Before you begin deciding which partner will perform what tasks, review your legal papers to determine whether anyone is limited in what he can do or prohibited from performing certain tasks. If necessary, review what your partnership allows each person to legally do.

•A general partnership provides all partners with the most say in how the business operates but opens each to the greatest amount of legal liability.

•A limited partnership requires one partner to act as the primary partner and accept more legal liability than the other partners.

•A limited liability partnership doesn’t require a main partner and protects partners’ personal assets.

•A silent partner doesn’t participate in management decisions in exchange for little or no liability.

Write a List of the Business’s Management Needs

Once you know how each partner is allowed to participate, write down your management needs. The best way to do this might be by functional area, such as:

  • General management
  • Finance
  • Production
  • Distributions
  • Marketing
  • Sales
  • Human resources
  • Legal compliance

Write the Core Competencies Needed

After you have decided what your management needs are, write job descriptions for each. List not only what the person responsible for the job must do but also the skills, abilities, experience, training, education and competencies the person doing the work will need to do the work effectively.

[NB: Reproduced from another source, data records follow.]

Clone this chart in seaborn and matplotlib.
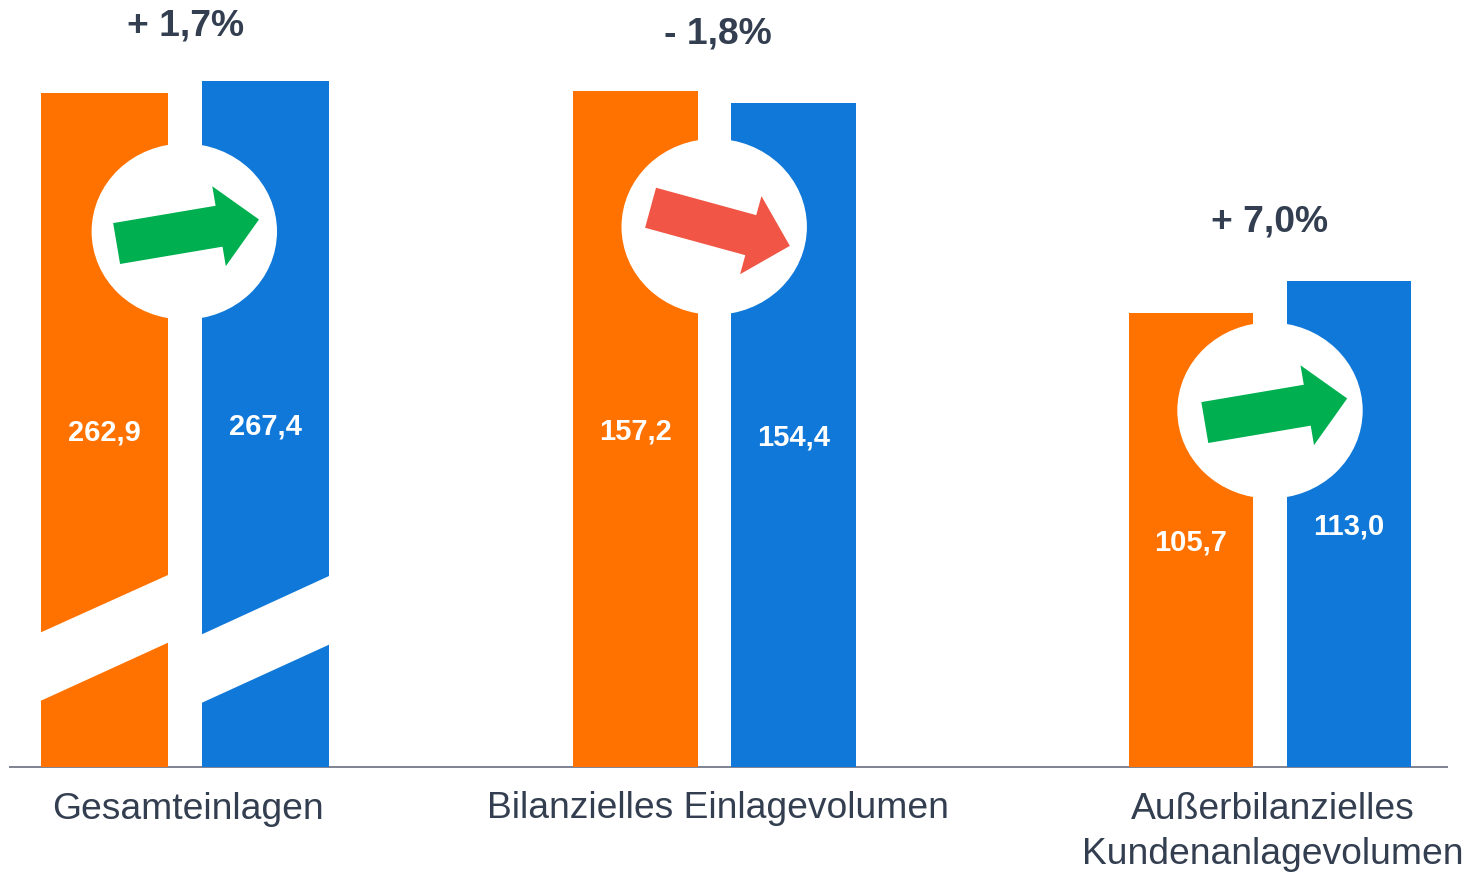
"""Einlagen chart: three paired bars, first pair on a broken axis."""
import matplotlib
matplotlib.use("Agg")
import matplotlib.pyplot as plt
import numpy as np
import pandas as pd
import seaborn as sns
from matplotlib.patches import Ellipse, Polygon
from matplotlib.transforms import Affine2D

# ---- data
categories = ["Gesamteinlagen", "Bilanzielles Einlagevolumen",
              "Außerbilanzielles\nKundenanlagevolumen"]
periods = ["Vorjahr", "Aktuell"]
values_prev = [262.9, 157.2, 105.7]
values_curr = [267.4, 154.4, 113.0]
# the first pair is cut by the axis break, so it is drawn shorter than its value
shown_prev = [156.7, 157.2, 105.7]
shown_curr = [159.5, 154.4, 113.0]
changes = ["+ 1,7%", "- 1,8%", "+ 7,0%"]

# ---- layout (pixels of the 1468x872 picture)
W, H = 1468, 872
BASE_Y = 767.3
PX_PER_UNIT = 4.3
group_x = [185.0, 714.35, 1270.0]
group_w = [322, 316, 316]
GAP = 0.211
change_pos = [(185.5, 35.2), (718, 43.6), (1269.5, 231.2)]
prev_label_pos = [(104.5, 440.5), (635.5, 439.5), (1190.5, 550.5)]
curr_label_pos = [(265, 434.5), (793.5, 445.5), (1349, 534.5)]
cat_pos = [(187.5, 819.2), (717.5, 818), (1272.5, 819.2)]
circle_pos = [(184.3, 231.5), (714.2, 226.8), (1270, 410.5)]
arrow_angle = [9.6, -15.3, 9.6]
arrow_shift = [3.5, 6, 6]
break_bands = [
    [(41, 632.3), (168, 575), (168, 642.7), (41, 700.7)],
    [(202, 634.3), (329, 576), (329, 644.7), (202, 702.7)],
]

ORANGE = "#FF7200"
BLUE = "#0F78D8"
GREEN = "#00B050"
RED = "#F05545"
DARK = "#333F50"

sns.set_theme(style="white")
plt.rcParams["font.family"] = ["Liberation Sans", "DejaVu Sans"]

fig = plt.figure(figsize=(W / 100, H / 100), dpi=100, facecolor="white")
ax = fig.add_axes([0, 0, 1, 1])

# picture pixels (y down) -> display
px = Affine2D().scale(1, -1).translate(0, H)

# one call per group, the widths differ a little
for i, cat in enumerate(categories):
    df = pd.DataFrame({"x": [group_x[i]] * 2,
                       "shown": [shown_prev[i], shown_curr[i]],
                       "period": periods})
    sns.barplot(data=df, x="x", y="shown", hue="period", hue_order=periods,
                palette=[ORANGE, BLUE], saturation=1, native_scale=True,
                width=group_w[i], gap=GAP, legend=False, linewidth=0, ax=ax)

ax.set_xlim(0, W)
ax.set_ylim(-(H - BASE_Y) / PX_PER_UNIT, BASE_Y / PX_PER_UNIT)
ax.axis("off")

ax.hlines(0, 9, 1448, color="#7F8290", lw=1.4, zorder=0.5)

# axis break on the first pair
for band in break_bands:
    ax.add_patch(Polygon(band, closed=True, fc="white", ec="none",
                         transform=px, zorder=3))


def arrow_points(cx, cy, angle, shift):
    # arrow pointing right around (0, 0), then turned and moved into the circle
    L, tail, head, head_len = 144.4, 41.5, 81, 40.5
    pts = np.array([(-L / 2, -tail / 2), (L / 2 - head_len, -tail / 2),
                    (L / 2 - head_len, -head / 2), (L / 2, 0),
                    (L / 2 - head_len, head / 2), (L / 2 - head_len, tail / 2),
                    (-L / 2, tail / 2)])
    a = np.radians(-angle)
    rot = np.array([[np.cos(a), -np.sin(a)], [np.sin(a), np.cos(a)]])
    return pts @ rot.T + (cx + shift, cy)


for i in range(3):
    cx, cy = circle_pos[i]
    ax.add_patch(Ellipse((cx, cy), 185.4, 176, fc="white", ec="none",
                         transform=px, zorder=4))
    ax.add_patch(Polygon(arrow_points(cx, cy, arrow_angle[i], arrow_shift[i]),
                         closed=True, ec="none", transform=px, zorder=5,
                         fc=RED if values_curr[i] < values_prev[i] else GREEN))

    x, y = change_pos[i]
    ax.text(x, y, changes[i], transform=px, ha="center", va="baseline",
            fontsize=26.8, fontweight="bold", color=DARK, zorder=6)

    for pos, val in [(prev_label_pos[i], values_prev[i]),
                     (curr_label_pos[i], values_curr[i])]:
        ax.text(pos[0], pos[1], f"{val:.1f}".replace(".", ","), transform=px,
                ha="center", va="baseline", fontsize=21, fontweight="bold",
                color="white", zorder=6)

    x, y = cat_pos[i]
    for n, line in enumerate(categories[i].split("\n")):
        ax.text(x, y + 45 * n, line, transform=px, ha="center", va="baseline",
                fontsize=26.8, color=DARK, zorder=6)

fig.savefig("out.png", dpi=100, facecolor="white")
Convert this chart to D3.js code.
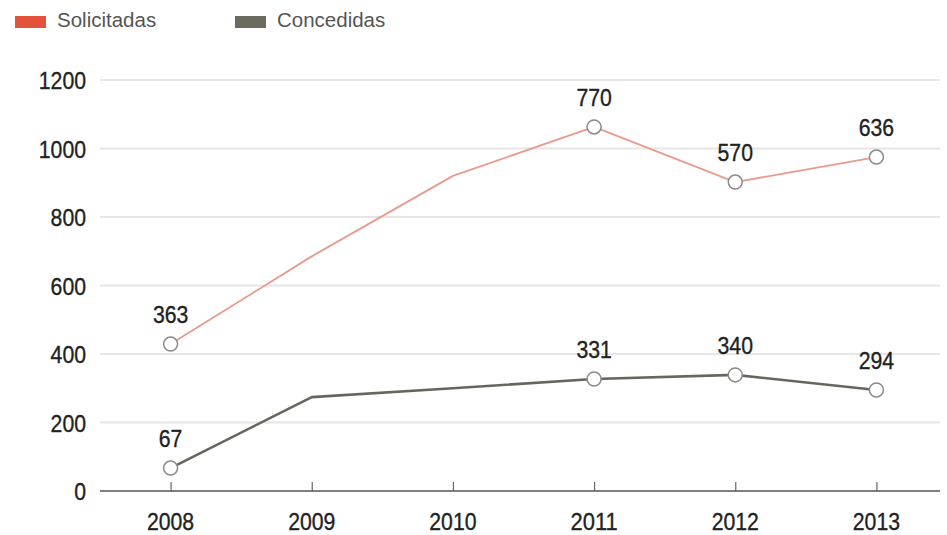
<!DOCTYPE html>
<html><head><meta charset="utf-8">
<script src="https://cdn.jsdelivr.net/npm/d3@7"></script>
<style>body{margin:0;background:#fff}svg{display:block}</style>
</head><body>
<svg id="c" width="947" height="535"></svg>
<script>
const years = ["2008","2009","2010","2011","2012","2013"];
const solicitadas = [429, 685, 920, 1063, 902, 975];
const concedidas = [67, 274, 300, 327, 339, 295];
const solicitadasLabels = ["363", null, null, "770", "570", "636"];
const concedidasLabels = ["67", null, null, "331", "340", "294"];
const yTicks = [0, 200, 400, 600, 800, 1000, 1200];
const seriesNames = ["Solicitadas", "Concedidas"];

const svg = d3.select("#c");
const W = 947, H = 535;
const m = {left: 100, right: 0, top: 80, bottom: 44};
const x = d3.scalePoint().domain(years).range([m.left, W - m.right]).padding(0.5);
const y = d3.scaleLinear().domain([0, 1200]).range([H - m.bottom, m.top]);
const numFont = "'Liberation Sans', Arial, sans-serif";
const digitW = 11.8;
function condense(sel) {
  sel.attr("font-family", numFont).attr("font-size", 24.5).attr("fill", "#222")
    .attr("stroke", "#222").attr("stroke-width", 0.35)
    .attr("lengthAdjust", "spacingAndGlyphs")
    .attr("textLength", function() { return this.textContent.length * digitW; });
}

// gridlines
svg.append("g").selectAll("line").data(yTicks.filter(d => d > 0)).join("line")
  .attr("x1", m.left).attr("x2", 940)
  .attr("y1", d => y(d)).attr("y2", d => y(d))
  .attr("stroke", "#e6e6e6").attr("stroke-width", 2);

// y axis labels
const yAxis = svg.append("g").attr("transform", `translate(${m.left - 14},0)`)
  .call(d3.axisLeft(y).tickValues(yTicks).tickFormat(d3.format("d")).tickSize(0).tickPadding(0));
yAxis.select(".domain").remove();
yAxis.selectAll("text").call(condense).attr("dy", "0.36em");

// x axis
const xAxis = svg.append("g").attr("transform", `translate(0,${y(0)})`)
  .call(d3.axisTop(x).tickSize(9).tickFormat(""));
xAxis.select(".domain").remove();
xAxis.selectAll("line").attr("stroke", "#666").attr("stroke-width", 1.2);
svg.append("line").attr("x1", m.left).attr("x2", 940).attr("y1", y(0)).attr("y2", y(0))
  .attr("stroke", "#555").attr("stroke-width", 1.6);
svg.append("g").selectAll("text").data(years).join("text")
  .attr("x", d => x(d)).attr("y", 530).attr("text-anchor", "middle")
  .text(d => d).call(condense);

const line = d3.line().x((d, i) => x(years[i])).y(d => y(d));

function drawSeries(vals, labels, color, width) {
  svg.append("path").datum(vals).attr("d", line).attr("fill", "none")
    .attr("stroke", color).attr("stroke-width", width).attr("stroke-linejoin", "round");
  const pts = vals.map((v, i) => ({v, i, l: labels[i]})).filter(d => d.l !== null);
  svg.append("g").selectAll("circle").data(pts).join("circle")
    .attr("cx", d => x(years[d.i])).attr("cy", d => y(d.v)).attr("r", 7)
    .attr("fill", "#fff").attr("stroke", "#8a8a8a").attr("stroke-width", 1.5);
  svg.append("g").selectAll("text").data(pts).join("text")
    .attr("x", d => x(years[d.i])).attr("y", d => y(d.v) - 21)
    .attr("text-anchor", "middle").text(d => d.l).call(condense);
}
drawSeries(solicitadas, solicitadasLabels, "#e99a8c", 1.8);
drawSeries(concedidas, concedidasLabels, "#66665c", 2.6);

// legend
const legColors = ["#e3533c", "#6b6b60"];
const legX = [15, 235];
const leg = svg.append("g").selectAll("g").data(seriesNames).join("g")
  .attr("transform", (d, i) => `translate(${legX[i]},0)`);
leg.append("rect").attr("x", 0).attr("y", 16).attr("width", 31).attr("height", 12)
  .attr("fill", (d, i) => legColors[i]);
leg.append("text").attr("x", 42).attr("y", 27).attr("font-family", "Arial, 'Liberation Sans', sans-serif")
  .attr("font-size", 20.5).attr("fill", "#555").text(d => d);
</script>
</body></html>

Discuss Who Has What Skills

Now that you know exactly what needs to be done at your business, how it should be done and the skills required to execute the tasks, find out which partners best match specific tasks. You might find that no one has legal knowledge, so you will need to assign one partner with the responsibility for hiring and managing an attorney. You might have one partner with limited marketing experience and another partner with marketing contacts. These two partners might handle your marketing duties. One of the partners might be willing to attend a business seminar or take a course at a local community college to develop the skills for handling a specific area of the business.

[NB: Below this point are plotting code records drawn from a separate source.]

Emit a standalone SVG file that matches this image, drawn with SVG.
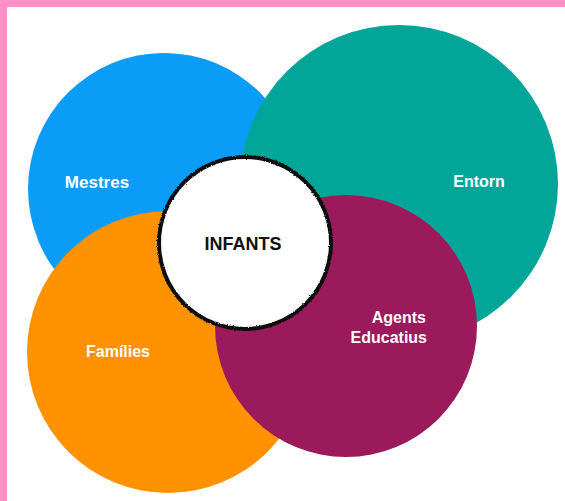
<svg xmlns="http://www.w3.org/2000/svg" width="565" height="501" viewBox="0 0 565 501">
<style>
.lbl{font-family:"Liberation Sans",Arial,sans-serif;font-weight:bold;fill:#ffffff;font-size:16px}
.ctr{font-family:"Liberation Sans",Arial,sans-serif;font-weight:bold;fill:#111111;font-size:18px}
</style>
<defs>
<filter id="rough" x="-10%" y="-10%" width="120%" height="120%">
<feTurbulence type="fractalNoise" baseFrequency="0.9" numOctaves="2" seed="3" result="n"/>
<feDisplacementMap in="SourceGraphic" in2="n" scale="2.5" xChannelSelector="R" yChannelSelector="G"/>
</filter>
</defs>
<rect x="0" y="0" width="565" height="501" fill="#ffffff"/>
<rect x="0" y="0" width="565" height="7" fill="#FF90C8"/>
<rect x="0" y="0" width="7" height="501" fill="#FF90C8"/>
<g id="mestres">
<circle cx="164" cy="189" r="136" fill="#0A9CF7"/>
<text class="lbl" x="97" y="188" text-anchor="middle" style="font-size:17px">Mestres</text>
</g>
<g id="entorn">
<circle cx="399" cy="184" r="159" fill="#02A699"/>
<text class="lbl" x="479" y="187" text-anchor="middle">Entorn</text>
</g>
<g id="families">
<circle cx="168" cy="352" r="141" fill="#FF9200"/>
<text class="lbl" x="118" y="357" text-anchor="middle">Famílies</text>
</g>
<g id="agents">
<circle cx="346" cy="326" r="131" fill="#9A1A5B"/>
<text class="lbl" x="426" y="323" text-anchor="end">Agents</text>
<text class="lbl" x="427" y="343" text-anchor="end">Educatius</text>
</g>
<g id="infants">
<circle cx="245" cy="243" r="86" fill="#ffffff" stroke="#111111" stroke-width="4" filter="url(#rough)"/>
<text class="ctr" x="243" y="250" text-anchor="middle">INFANTS</text>
</g>
<g id="connectors"></g>
</svg>
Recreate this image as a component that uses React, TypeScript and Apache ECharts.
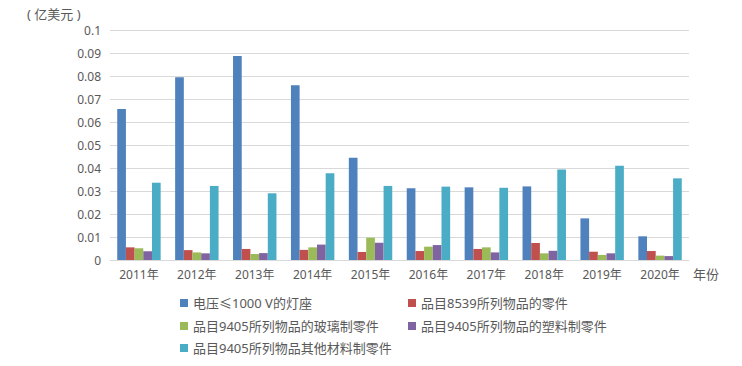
import React, { useEffect, useRef } from "react";
import * as echarts from "echarts";

const categories = ["2011年", "2012年", "2013年", "2014年", "2015年", "2016年", "2017年", "2018年", "2019年", "2020年"];
const seriesNames = [
  "电压≤1000 V的灯座",
  "品目8539所列物品的零件",
  "品目9405所列物品的玻璃制零件",
  "品目9405所列物品的塑料制零件",
  "品目9405所列物品其他材料制零件",
];
const lampHolders = [0.0657, 0.0795, 0.0887, 0.076, 0.0445, 0.0312, 0.0316, 0.032, 0.0181, 0.0103];
const parts8539 = [0.0055, 0.0043, 0.0048, 0.0044, 0.0035, 0.0039, 0.0048, 0.0074, 0.0036, 0.0039];
const glass9405 = [0.0051, 0.0033, 0.0026, 0.0055, 0.0097, 0.0058, 0.0055, 0.0029, 0.0022, 0.0019];
const plastic9405 = [0.0038, 0.0029, 0.003, 0.0067, 0.0075, 0.0065, 0.0033, 0.004, 0.0029, 0.0017];
const other9405 = [0.0336, 0.0322, 0.029, 0.0377, 0.0322, 0.0319, 0.0314, 0.0394, 0.041, 0.0355];
const colors = ["#4F81BD", "#C0504D", "#9BBB59", "#8064A2", "#4BACC6"];

const FONT = "'Noto Sans', 'Noto Sans CJK SC', sans-serif";

export default function App() {
  const ref = useRef<HTMLDivElement>(null);
  useEffect(() => {
    if (!ref.current) return;
    const chart = echarts.init(ref.current, undefined, { renderer: "svg" });
    const data = [lampHolders, parts8539, glass9405, plastic9405, other9405];
    const legendText = { color: "#595959", fontSize: 13, fontFamily: FONT };
    const legendPos = [
      [180, 294],
      [408, 294],
      [180, 317],
      [408, 317],
      [180, 339],
    ];
    chart.setOption({
      animation: false,
      color: colors,
      textStyle: { fontFamily: FONT },
      grid: { left: 110, right: 53, top: 30, bottom: 106, containLabel: false },
      graphic: [
        {
          type: "text",
          left: 27,
          top: 7,
          style: { text: "( 亿美元 )", fill: "#595959", fontSize: 13, fontFamily: FONT },
        },
      ],
      legend: seriesNames.map((name, i) => ({
        left: legendPos[i][0],
        top: legendPos[i][1],
        orient: "horizontal",
        itemWidth: 8,
        itemHeight: 8,
        itemGap: 5,
        icon: "rect",
        padding: 0,
        data: [name],
        textStyle: { ...legendText, lineHeight: 18 },
      })),
      xAxis: {
        type: "category",
        data: categories,
        name: "年份",
        nameLocation: "end",
        nameGap: 4,
        nameTextStyle: { color: "#595959", fontSize: 13, fontFamily: FONT, verticalAlign: "top", padding: [7, 0, 0, 0] },
        axisLine: { lineStyle: { color: "#D9D9D9" } },
        axisTick: { show: false },
        axisLabel: { color: "#595959", fontSize: 12, margin: 8, fontFamily: FONT },
      },
      yAxis: {
        type: "value",
        min: 0,
        max: 0.1,
        interval: 0.01,
        axisLine: { show: false },
        axisTick: { show: false },
        splitLine: { lineStyle: { color: "#D9D9D9" } },
        axisLabel: {
          color: "#595959",
          fontSize: 12,
          margin: 9,
          fontFamily: FONT,
          formatter: (v: number) => String(Math.round(v * 100) / 100),
        },
      },
      series: seriesNames.map((name, i) => ({
        name,
        type: "bar",
        data: data[i],
        barGap: "0%",
        barCategoryGap: "25%",
        itemStyle: { color: colors[i] },
      })),
    });
    return () => chart.dispose();
  }, []);
  return <div ref={ref} style={{ width: 742, height: 366, position: "absolute", left: 0, top: 0 }} />;
}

In some cases, you might assign different partners similar work but assign the work based on how individual partners relate to the vendors, suppliers, lenders and other stakeholders the company will have to work with, suggests Haralee Weintraub, co-owner and co-partner of Haralee Sleepwear.

Assign Tasks

After you’ve discussed who has the qualifications to manage specific areas of the business and important tasks, assign all of the roles and responsibilities. Include any limits you want placed on each partner’s authority. For example, you might limit the partner handling your marketing to a fixed budget and require approval of the majority of partners to increase marketing spending.

Put Everything in Writing

Putting roles and responsibilities in writing is not a sign of mistrust. While getting things on paper can protect each partner legally, it also helps you avoid miscommunications, advises the Ignition Consulting Group, which counsels professional services firms. Putting things in writing can help you avoid:

  • Duplicating efforts
  • Forgetting to assign important tasks
  • Not specifying how work should be done
  • Not setting deadlines
  • Not limiting spending authority
  • Subordinates having two bosses

Have each partner sign a document that details the work she's expected to do -- a job description, in other words -- and give each partner a copy of each of these documents.

Hold Regular Meetings

Don’t allow each partner to operate in a vacuum, recommends Entrepreneur magazine contributor Paula Andruss. Meet in person or use conference calls or video conferencing if partners are in different locations to keep each partner up to date about what the others are doing. This not only keeps partners informed about their overall business, but it also allows them to see how their work is affecting their partners.